Stored items:
== == ==

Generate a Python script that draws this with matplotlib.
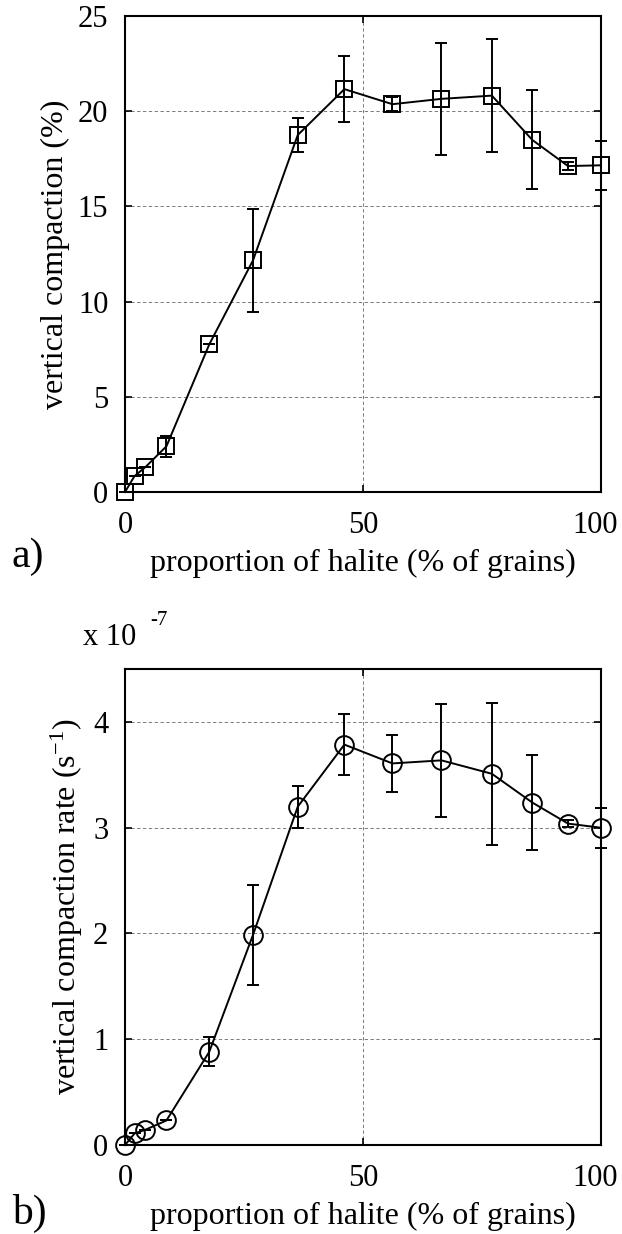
import matplotlib
matplotlib.use('Agg')
import matplotlib.pyplot as plt
import matplotlib.transforms as mtransforms
import numpy as np

plt.rcParams['font.family'] = 'Liberation Serif'
plt.rcParams['mathtext.fontset'] = 'custom'
plt.rcParams['mathtext.rm'] = 'Liberation Serif'
plt.rcParams['mathtext.it'] = 'Liberation Serif:italic'

# proportion of halite (% of grains)
halite = [0, 2, 4.3, 8.7, 17.7, 26.9, 36.3, 46.1, 56.2, 66.5, 77.1, 85.6, 93.1, 100]

# a) vertical compaction (%)
compaction = [0, 0.84, 1.31, 2.4, 7.75, 12.17, 18.75, 21.16, 20.37, 20.65, 20.82, 18.49, 17.12, 17.16]
compaction_err = [0, 0, 0, 0.55, 0, 2.72, 0.9, 1.72, 0.36, 2.96, 2.95, 2.6, 0.2, 1.3]

# b) vertical compaction rate (x 1e-7 s^-1)
rate = [0, 0.109, 0.145, 0.232, 0.881, 1.987, 3.199, 3.786, 3.608, 3.637, 3.51, 3.238, 3.039, 3.0]
rate_err = [0, 0, 0, 0, 0.136, 0.47, 0.2, 0.285, 0.27, 0.535, 0.67, 0.45, 0.03, 0.19]

fig = plt.figure(figsize=(6.22, 12.34), dpi=100)
ax1 = fig.add_axes([0.201, 0.6013, 0.765, 0.3857])
ax2 = fig.add_axes([0.201, 0.0721, 0.765, 0.3857])

fs = 22

def style(ax, ymax, yticks):
    ax.set_xlim(0, 100)
    ax.set_ylim(0, ymax)
    ax.set_xticks([0, 50, 100])
    ax.set_yticks(yticks)
    ax.grid(True, color='#666666', linestyle=(0, (4, 3)), linewidth=0.6)
    ax.tick_params(direction='in', top=True, right=True, labelsize=fs, length=5, width=1.2)
    ax.tick_params(axis='x', pad=14)
    ax.tick_params(axis='y', pad=12)
    for s in ax.spines.values():
        s.set_linewidth(1.5)
    ax.set_xlabel('proportion of halite (% of grains)', fontsize=23, labelpad=6)
    # keep "100" inside the figure like the reference
    lab = ax.get_xticklabels()[-1]
    lab.set_transform(lab.get_transform() +
                      mtransforms.ScaledTranslation(-6 / 100, 0, fig.dpi_scale_trans))

ax1.errorbar(halite, compaction, yerr=compaction_err, color='black', marker='s', markersize=11.5,
             markerfacecolor='none', markeredgewidth=1.4, linewidth=1.4, capsize=4, elinewidth=1.4,
             capthick=1.4, clip_on=False)
style(ax1, 25, [0, 5, 10, 15, 20, 25])
ax1.set_ylabel('vertical compaction (%)', fontsize=23, labelpad=6)

ax2.errorbar(halite, rate, yerr=rate_err, color='black', marker='o', markersize=13.5,
             markerfacecolor='none', markeredgewidth=1.4, linewidth=1.4, capsize=4, elinewidth=1.4,
             capthick=1.4, clip_on=False)
style(ax2, 4.5, [0, 1, 2, 3, 4])
ax2.set_ylabel('vertical compaction rate (s$^{-1}$)', fontsize=23, labelpad=6)

fig.text(0.019, 0.5486, 'a)', fontsize=30, va='center')
fig.text(0.019, 0.017, 'b)', fontsize=30, va='center')
fig.text(0.133, 0.4834, 'x 10', fontsize=fs, va='center')
fig.text(0.241, 0.4968, '-7', fontsize=15, va='center')

fig.savefig('out.png', dpi=100)
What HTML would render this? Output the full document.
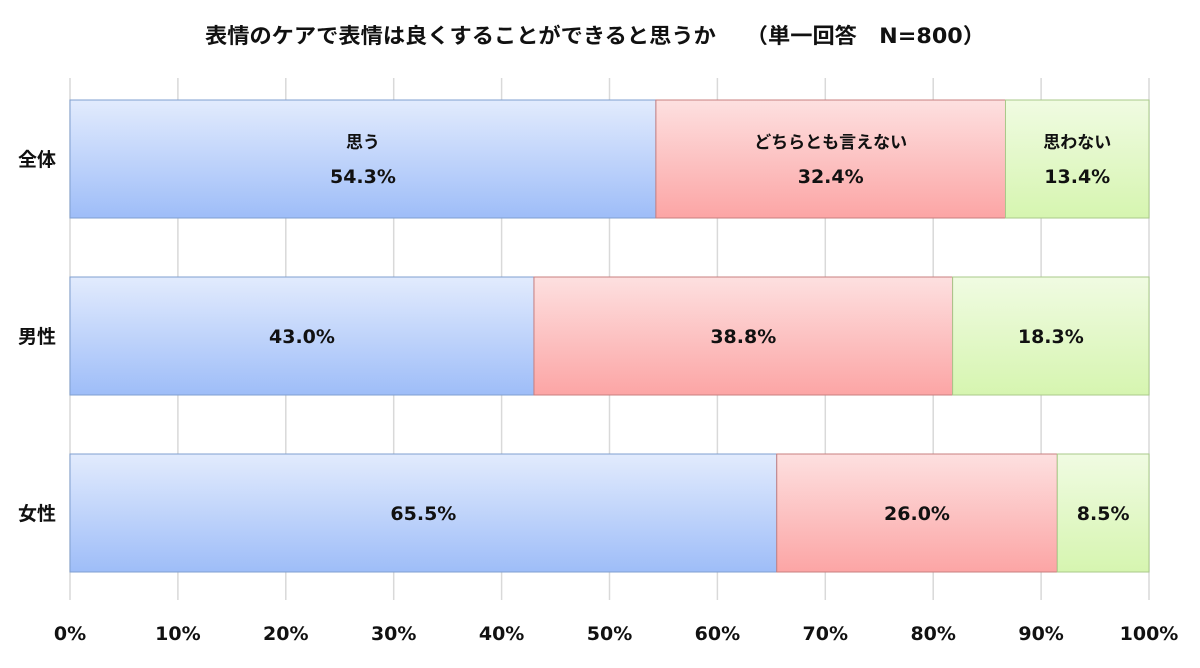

== == ==

Your goal: Write out all the entries again, word for word, and print no images.

Task answer:
Generate a Python script that draws this with matplotlib.
import matplotlib
matplotlib.use('Agg')
import matplotlib.pyplot as plt
import matplotlib.transforms as mtransforms
import numpy as np

plt.rcParams['font.family'] = 'Liberation Serif'
plt.rcParams['mathtext.fontset'] = 'custom'
plt.rcParams['mathtext.rm'] = 'Liberation Serif'
plt.rcParams['mathtext.it'] = 'Liberation Serif:italic'

# proportion of halite (% of grains)
halite = [0, 2, 4.3, 8.7, 17.7, 26.9, 36.3, 46.1, 56.2, 66.5, 77.1, 85.6, 93.1, 100]

# a) vertical compaction (%)
compaction = [0, 0.84, 1.31, 2.4, 7.75, 12.17, 18.75, 21.16, 20.37, 20.65, 20.82, 18.49, 17.12, 17.16]
compaction_err = [0, 0, 0, 0.55, 0, 2.72, 0.9, 1.72, 0.36, 2.96, 2.95, 2.6, 0.2, 1.3]

# b) vertical compaction rate (x 1e-7 s^-1)
rate = [0, 0.109, 0.145, 0.232, 0.881, 1.987, 3.199, 3.786, 3.608, 3.637, 3.51, 3.238, 3.039, 3.0]
rate_err = [0, 0, 0, 0, 0.136, 0.47, 0.2, 0.285, 0.27, 0.535, 0.67, 0.45, 0.03, 0.19]

fig = plt.figure(figsize=(6.22, 12.34), dpi=100)
ax1 = fig.add_axes([0.201, 0.6013, 0.765, 0.3857])
ax2 = fig.add_axes([0.201, 0.0721, 0.765, 0.3857])

fs = 22

def style(ax, ymax, yticks):
    ax.set_xlim(0, 100)
    ax.set_ylim(0, ymax)
    ax.set_xticks([0, 50, 100])
    ax.set_yticks(yticks)
    ax.grid(True, color='#666666', linestyle=(0, (4, 3)), linewidth=0.6)
    ax.tick_params(direction='in', top=True, right=True, labelsize=fs, length=5, width=1.2)
    ax.tick_params(axis='x', pad=14)
    ax.tick_params(axis='y', pad=12)
    for s in ax.spines.values():
        s.set_linewidth(1.5)
    ax.set_xlabel('proportion of halite (% of grains)', fontsize=23, labelpad=6)
    # keep "100" inside the figure like the reference
    lab = ax.get_xticklabels()[-1]
    lab.set_transform(lab.get_transform() +
                      mtransforms.ScaledTranslation(-6 / 100, 0, fig.dpi_scale_trans))

ax1.errorbar(halite, compaction, yerr=compaction_err, color='black', marker='s', markersize=11.5,
             markerfacecolor='none', markeredgewidth=1.4, linewidth=1.4, capsize=4, elinewidth=1.4,
             capthick=1.4, clip_on=False)
style(ax1, 25, [0, 5, 10, 15, 20, 25])
ax1.set_ylabel('vertical compaction (%)', fontsize=23, labelpad=6)

ax2.errorbar(halite, rate, yerr=rate_err, color='black', marker='o', markersize=13.5,
             markerfacecolor='none', markeredgewidth=1.4, linewidth=1.4, capsize=4, elinewidth=1.4,
             capthick=1.4, clip_on=False)
style(ax2, 4.5, [0, 1, 2, 3, 4])
ax2.set_ylabel('vertical compaction rate (s$^{-1}$)', fontsize=23, labelpad=6)

fig.text(0.019, 0.5486, 'a)', fontsize=30, va='center')
fig.text(0.019, 0.017, 'b)', fontsize=30, va='center')
fig.text(0.133, 0.4834, 'x 10', fontsize=fs, va='center')
fig.text(0.241, 0.4968, '-7', fontsize=15, va='center')

fig.savefig('out.png', dpi=100)
What HTML would render this? Output the full document.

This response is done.